**Exercise objective**
In the material below, please retype the lines from the very first through the one with "let yTicks = [0, 0.05, 0.1, 0.15, 0.2];", exactly and without pictures.

((

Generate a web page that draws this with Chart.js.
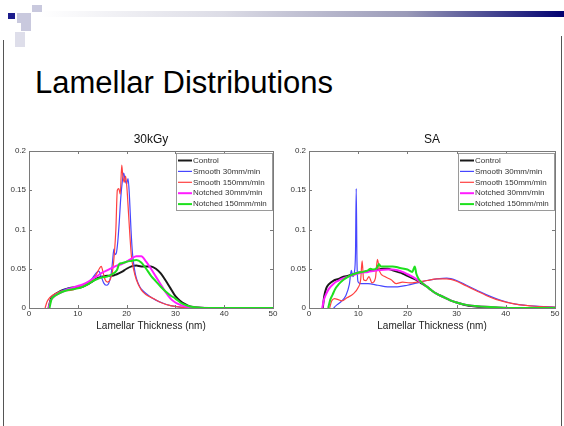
<!DOCTYPE html>
<html>
<head>
<meta charset="utf-8">
<title>Lamellar Distributions</title>
<script src="https://cdn.jsdelivr.net/npm/chart.js@4.4.1/dist/chart.umd.min.js"></script>
<style>
body { margin: 0; width: 564px; height: 426px; background: #fff; position: relative; overflow: hidden; font-family: "Liberation Sans", Arial, sans-serif; }
.bar { position: absolute; left: 40px; top: 11px; width: 524px; height: 6px; background: linear-gradient(to right, #ffffff 0%, #dcdce6 35%, #9a9ab8 70%, #000070 100%); }
.sq { position: absolute; background: #c9c9de; }
.sq.dark { background: #1c1c8c; }
.edge { position: absolute; width: 1px; background: #555; }
h1 { position: absolute; left: 35px; top: 67px; margin: 0; font-size: 31px; line-height: 31px; font-weight: normal; color: #000; white-space: nowrap; }
canvas { position: absolute; top: 130px; }
</style>
</head>
<body>
<div class="bar"></div>
<div class="sq" style="left:32px;top:5px;width:10px;height:7px"></div>
<div class="sq dark" style="left:8px;top:13px;width:7px;height:6px"></div>
<div class="sq" style="left:17px;top:13px;width:14px;height:10px"></div>
<div class="sq" style="left:21px;top:23px;width:10px;height:8px"></div>
<div class="sq" style="left:15px;top:32px;width:10px;height:15px;background:#dedeea"></div>
<div class="edge" style="left:3px;top:40px;height:386px"></div>
<div class="edge" style="left:561px;top:36px;height:390px"></div>
<h1>Lamellar Distributions</h1>
<canvas id="kgy" width="302" height="212" style="left:0px"></canvas>
<canvas id="sa" width="304" height="212" style="left:280px"></canvas>
<script>
'use strict'

let seriesNames = ['Control', 'Smooth 30mm/min', 'Smooth 150mm/min', 'Notched 30mm/min', 'Notched 150mm/min'];
let seriesColors = ['#1a1a1a', '#4646ff', '#ff4040', '#ff1cff', '#1ee01e'];
let seriesWidths = [2, 1.2, 1.2, 2, 2];
let xTicks = [0, 10, 20, 30, 40, 50];
let yTicks = [0, 0.05, 0.1, 0.15, 0.2];

// 30kGy
let kgyControlX = [4, 4.5, 5, 6, 7, 8, 9, 10, 11, 12, 13, 14, 15, 16, 17, 18, 19, 20, 21, 22, 23, 24, 25, 26, 27, 28, 29, 30, 31, 32, 33, 34, 36, 50];
let kgyControlY = [0, 0.012, 0.016, 0.02, 0.023, 0.025, 0.026, 0.026, 0.027, 0.03, 0.034, 0.038, 0.04, 0.041, 0.041, 0.043, 0.046, 0.05, 0.053, 0.054, 0.053, 0.053, 0.053, 0.05, 0.044, 0.035, 0.025, 0.015, 0.009, 0.005, 0.002, 0.001, 0, 0];
let kgySmooth30X = [4, 4.5, 5, 6, 7, 8, 9, 10, 11, 12, 13, 13.7, 14.3, 14.8, 15.3, 15.8, 16.3, 16.8, 17.1, 17.4, 17.6, 17.9, 18.2, 18.5, 18.8, 19.1, 19.4, 19.7, 20.0, 20.3, 20.6, 20.9, 21.2, 21.6, 22, 22.7, 23.5, 24.7, 26, 27.5, 29, 31, 34, 50];
let kgySmooth30Y = [0, 0.01, 0.015, 0.02, 0.023, 0.025, 0.026, 0.027, 0.028, 0.032, 0.038, 0.044, 0.047, 0.04, 0.032, 0.029, 0.031, 0.042, 0.058, 0.075, 0.068, 0.07, 0.085, 0.11, 0.14, 0.16, 0.172, 0.163, 0.158, 0.165, 0.14, 0.1, 0.07, 0.05, 0.038, 0.027, 0.021, 0.015, 0.01, 0.006, 0.003, 0.001, 0, 0];
let kgySmooth150X = [3.3, 3.7, 4.2, 5, 6, 7, 8, 9, 10, 11, 12, 13, 13.8, 14.4, 14.8, 15.2, 15.6, 16.1, 16.6, 17.1, 17.5, 17.8, 18.1, 18.4, 18.7, 19.0, 19.2, 19.5, 19.8, 20.1, 20.4, 20.7, 21.0, 21.4, 22, 23, 24, 25.5, 27, 29, 31, 34, 50];
let kgySmooth150Y = [0, 0.008, 0.013, 0.017, 0.02, 0.022, 0.022, 0.023, 0.026, 0.028, 0.031, 0.036, 0.043, 0.05, 0.053, 0.045, 0.036, 0.033, 0.036, 0.046, 0.07, 0.1, 0.15, 0.152, 0.145, 0.182, 0.17, 0.16, 0.168, 0.15, 0.12, 0.09, 0.065, 0.05, 0.036, 0.023, 0.017, 0.012, 0.007, 0.003, 0.001, 0, 0];
let kgyNotched30X = [4, 4.5, 5, 6, 7, 8, 9, 10, 11, 12, 13, 14, 15, 16, 17, 18, 19, 20, 21, 22, 23, 24, 25, 26, 27, 28, 29, 30, 31, 32, 34, 37, 50];
let kgyNotched30Y = [0, 0.01, 0.014, 0.018, 0.021, 0.024, 0.026, 0.028, 0.03, 0.033, 0.037, 0.041, 0.045, 0.048, 0.051, 0.054, 0.056, 0.059, 0.063, 0.066, 0.066, 0.059, 0.05, 0.04, 0.03, 0.02, 0.012, 0.007, 0.004, 0.002, 0.0005, 0, 0];
let kgyNotched150X = [4.2, 4.6, 5, 6, 7, 8, 9, 10, 11, 12, 13, 14, 15, 16, 17, 18, 18.5, 19, 19.5, 20, 21, 22, 23, 24, 25, 26, 27, 28, 29, 30, 31, 32, 33, 34, 36, 50];
let kgyNotched150Y = [0, 0.011, 0.014, 0.018, 0.021, 0.023, 0.024, 0.025, 0.027, 0.03, 0.034, 0.037, 0.039, 0.04, 0.043, 0.048, 0.056, 0.057, 0.058, 0.059, 0.06, 0.061, 0.058, 0.05, 0.041, 0.034, 0.027, 0.021, 0.016, 0.012, 0.007, 0.004, 0.002, 0.001, 0, 0];

// SA
let saControlX = [2.8, 3.1, 3.5, 4, 5, 6, 7, 8, 9, 10, 11, 12, 13, 14, 15, 16, 17, 18, 19, 20, 21, 22, 23, 24, 25, 26, 27, 28, 29, 30, 31, 32, 33, 35, 37, 40, 50];
let saControlY = [0, 0.015, 0.025, 0.03, 0.035, 0.037, 0.04, 0.041, 0.043, 0.045, 0.046, 0.047, 0.048, 0.049, 0.05, 0.05, 0.048, 0.046, 0.044, 0.041, 0.038, 0.035, 0.031, 0.027, 0.022, 0.018, 0.015, 0.012, 0.009, 0.007, 0.005, 0.0035, 0.0025, 0.0012, 0.0006, 0, 0];
let saSmooth30X = [5, 5.5, 6.5, 7.5, 8.2, 8.6, 8.9, 9.2, 9.45, 9.6, 9.75, 10, 10.5, 12, 14, 16, 18, 20, 22, 24, 26, 28, 30, 32, 34, 36, 38, 40, 42, 44, 46, 48, 50];
let saSmooth30Y = [0, 0.003, 0.008, 0.016, 0.03, 0.048, 0.04, 0.045, 0.07, 0.152, 0.06, 0.033, 0.031, 0.031, 0.029, 0.027, 0.027, 0.029, 0.032, 0.035, 0.037, 0.038, 0.035, 0.029, 0.023, 0.017, 0.012, 0.008, 0.005, 0.0035, 0.0025, 0.0018, 0.0012];
let saSmooth150X = [4.2, 4.6, 5.2, 5.8, 6.7, 7.7, 9, 10, 10.5, 10.8, 11.1, 11.6, 12.2, 12.8, 13.5, 13.9, 14.4, 15.4, 16.7, 17.7, 19, 20.5, 22, 24, 26, 28, 30, 32, 34, 36, 38, 40, 42, 44, 46, 48, 50];
let saSmooth150Y = [0, 0.009, 0.012, 0.011, 0.009, 0.013, 0.018, 0.026, 0.036, 0.06, 0.036, 0.035, 0.04, 0.032, 0.038, 0.062, 0.046, 0.04, 0.036, 0.031, 0.033, 0.032, 0.033, 0.035, 0.037, 0.037, 0.034, 0.028, 0.022, 0.016, 0.011, 0.0075, 0.005, 0.0033, 0.0022, 0.0015, 0.001];
let saNotched30X = [2.7, 3, 3.5, 4, 5, 6, 7, 8, 9, 10, 12, 14, 16, 17, 18, 19, 20, 21, 22, 23, 24, 25, 26, 27, 28, 29, 30, 32, 34, 36, 38, 42, 50];
let saNotched30Y = [0, 0.01, 0.018, 0.024, 0.031, 0.035, 0.038, 0.04, 0.042, 0.044, 0.046, 0.048, 0.049, 0.049, 0.048, 0.046, 0.043, 0.04, 0.036, 0.032, 0.027, 0.022, 0.018, 0.015, 0.012, 0.009, 0.007, 0.004, 0.0025, 0.0015, 0.0008, 0, 0];
let saNotched150X = [3.9, 4.3, 4.8, 5.3, 6, 7, 8, 9, 10, 11, 12, 12.5, 13, 13.8, 14.2, 14.6, 15.5, 17, 18.5, 20, 21, 21.5, 21.8, 22.2, 23, 24, 25, 26, 27, 28, 29, 30, 32, 34, 36, 38, 41, 50];
let saNotched150Y = [0, 0.01, 0.017, 0.024, 0.03, 0.036, 0.04, 0.043, 0.045, 0.046, 0.048, 0.05, 0.049, 0.051, 0.056, 0.053, 0.053, 0.053, 0.051, 0.049, 0.046, 0.053, 0.044, 0.038, 0.032, 0.027, 0.022, 0.018, 0.015, 0.012, 0.009, 0.007, 0.004, 0.0025, 0.0015, 0.0008, 0, 0];

let fontFamily = '"Liberation Sans", Arial, sans-serif';
Chart.defaults.font.family = fontFamily;

function toPoints(xs, ys) {
    let pts = [];
    for (let i = 0; i < xs.length; i++) {
        pts.push({ x: xs[i], y: ys[i] });
    }
    return pts;
}

// axes box with inward ticks, then the legend box in the top right corner
const boxAndLegend = {
    id: 'boxAndLegend',
    afterDatasetsDraw(chart) {
        const { ctx, chartArea } = chart;
        const sx = chart.scales.x;
        const sy = chart.scales.y;
        ctx.save();
        ctx.strokeStyle = '#7a7a7a';
        ctx.lineWidth = 1;
        ctx.strokeRect(Math.round(chartArea.left) + 0.5, Math.round(chartArea.top) + 0.5,
            Math.round(chartArea.width), Math.round(chartArea.height));
        ctx.beginPath();
        xTicks.forEach(v => {
            let px = Math.round(sx.getPixelForValue(v)) + 0.5;
            ctx.moveTo(px, chartArea.bottom); ctx.lineTo(px, chartArea.bottom - 3);
            ctx.moveTo(px, chartArea.top); ctx.lineTo(px, chartArea.top + 3);
        });
        yTicks.forEach(v => {
            let py = Math.round(sy.getPixelForValue(v)) + 0.5;
            ctx.moveTo(chartArea.left, py); ctx.lineTo(chartArea.left + 3, py);
            ctx.moveTo(chartArea.right, py); ctx.lineTo(chartArea.right - 3, py);
        });
        ctx.stroke();

        let w = 96, h = 57;
        let x0 = Math.round(chartArea.right) - w - 1;
        let y0 = Math.round(chartArea.top) + 2;
        ctx.fillStyle = '#fff';
        ctx.fillRect(x0, y0, w, h);
        ctx.strokeStyle = '#9a9a9a';
        ctx.strokeRect(x0 + 0.5, y0 + 0.5, w, h);
        ctx.font = '8px ' + fontFamily;
        ctx.textBaseline = 'middle';
        chart.data.datasets.forEach((ds, i) => {
            let y = y0 + 7.5 + i * 10.9;
            ctx.strokeStyle = ds.borderColor;
            ctx.lineWidth = ds.borderWidth;
            ctx.beginPath();
            ctx.moveTo(x0 + 2, y); ctx.lineTo(x0 + 16, y);
            ctx.stroke();
            ctx.fillStyle = '#333';
            ctx.fillText(ds.label, x0 + 17, y);
        });
        ctx.restore();
    }
};

function makeChart(id, title, xs, ys) {
    let datasets = [];
    for (let i = 0; i < seriesNames.length; i++) {
        datasets.push({
            label: seriesNames[i],
            data: toPoints(xs[i], ys[i]),
            borderColor: seriesColors[i],
            borderWidth: seriesWidths[i],
            pointRadius: 0,
            fill: false,
            cubicInterpolationMode: 'monotone',
            order: seriesNames.length - 1 - i
        });
    }
    return new Chart(document.getElementById(id), {
        type: 'line',
        data: { datasets: datasets },
        plugins: [boxAndLegend],
        options: {
            responsive: false,
            animation: false,
            devicePixelRatio: 1,
            layout: { padding: 0 },
            plugins: {
                legend: { display: false },
                tooltip: { enabled: false },
                title: {
                    display: true,
                    text: title,
                    color: '#111',
                    font: { size: 12, weight: 'normal' },
                    padding: { top: 2, bottom: 4.6 }
                }
            },
            scales: {
                x: {
                    type: 'linear',
                    min: 0,
                    max: 50,
                    grid: { display: false, drawTicks: false },
                    border: { display: false },
                    afterBuildTicks: s => { s.ticks = xTicks.map(v => ({ value: v })); },
                    ticks: { padding: 1, color: '#333', font: { size: 8 }, maxRotation: 0 },
                    title: { display: true, text: 'Lamellar Thickness (nm)', color: '#222', font: { size: 10 }, padding: { top: 0, bottom: 10 } },
                    afterFit: s => { s.height = 34; }
                },
                y: {
                    type: 'linear',
                    position: 'left',
                    min: 0,
                    max: 0.2,
                    grid: { display: false, drawTicks: false },
                    border: { display: false },
                    afterBuildTicks: s => { s.ticks = yTicks.map(v => ({ value: v })); },
                    ticks: { padding: 3, color: '#333', font: { size: 8 }, callback: v => String(+v.toFixed(2)) },
                    afterFit: s => { s.width = 29; }
                },
                // empty axis on the right so the title sits over the middle of the plot
                yR: {
                    type: 'linear',
                    position: 'right',
                    min: 0,
                    max: 0.2,
                    grid: { display: false, drawTicks: false },
                    border: { display: false },
                    ticks: { display: false },
                    afterFit: s => { s.width = 29; }
                }
            }
        }
    });
}

makeChart('kgy', '30kGy',
    [kgyControlX, kgySmooth30X, kgySmooth150X, kgyNotched30X, kgyNotched150X],
    [kgyControlY, kgySmooth30Y, kgySmooth150Y, kgyNotched30Y, kgyNotched150Y]);
makeChart('sa', 'SA',
    [saControlX, saSmooth30X, saSmooth150X, saNotched30X, saNotched150X],
    [saControlY, saSmooth30Y, saSmooth150Y, saNotched30Y, saNotched150Y]);
</script>
</body>
</html>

))

**Response below**
Generate a web page that draws this with Chart.js.
<!DOCTYPE html>
<html>
<head>
<meta charset="utf-8">
<title>Lamellar Distributions</title>
<script src="https://cdn.jsdelivr.net/npm/chart.js@4.4.1/dist/chart.umd.min.js"></script>
<style>
body { margin: 0; width: 564px; height: 426px; background: #fff; position: relative; overflow: hidden; font-family: "Liberation Sans", Arial, sans-serif; }
.bar { position: absolute; left: 40px; top: 11px; width: 524px; height: 6px; background: linear-gradient(to right, #ffffff 0%, #dcdce6 35%, #9a9ab8 70%, #000070 100%); }
.sq { position: absolute; background: #c9c9de; }
.sq.dark { background: #1c1c8c; }
.edge { position: absolute; width: 1px; background: #555; }
h1 { position: absolute; left: 35px; top: 67px; margin: 0; font-size: 31px; line-height: 31px; font-weight: normal; color: #000; white-space: nowrap; }
canvas { position: absolute; top: 130px; }
</style>
</head>
<body>
<div class="bar"></div>
<div class="sq" style="left:32px;top:5px;width:10px;height:7px"></div>
<div class="sq dark" style="left:8px;top:13px;width:7px;height:6px"></div>
<div class="sq" style="left:17px;top:13px;width:14px;height:10px"></div>
<div class="sq" style="left:21px;top:23px;width:10px;height:8px"></div>
<div class="sq" style="left:15px;top:32px;width:10px;height:15px;background:#dedeea"></div>
<div class="edge" style="left:3px;top:40px;height:386px"></div>
<div class="edge" style="left:561px;top:36px;height:390px"></div>
<h1>Lamellar Distributions</h1>
<canvas id="kgy" width="302" height="212" style="left:0px"></canvas>
<canvas id="sa" width="304" height="212" style="left:280px"></canvas>
<script>
'use strict'

let seriesNames = ['Control', 'Smooth 30mm/min', 'Smooth 150mm/min', 'Notched 30mm/min', 'Notched 150mm/min'];
let seriesColors = ['#1a1a1a', '#4646ff', '#ff4040', '#ff1cff', '#1ee01e'];
let seriesWidths = [2, 1.2, 1.2, 2, 2];
let xTicks = [0, 10, 20, 30, 40, 50];
let yTicks = [0, 0.05, 0.1, 0.15, 0.2];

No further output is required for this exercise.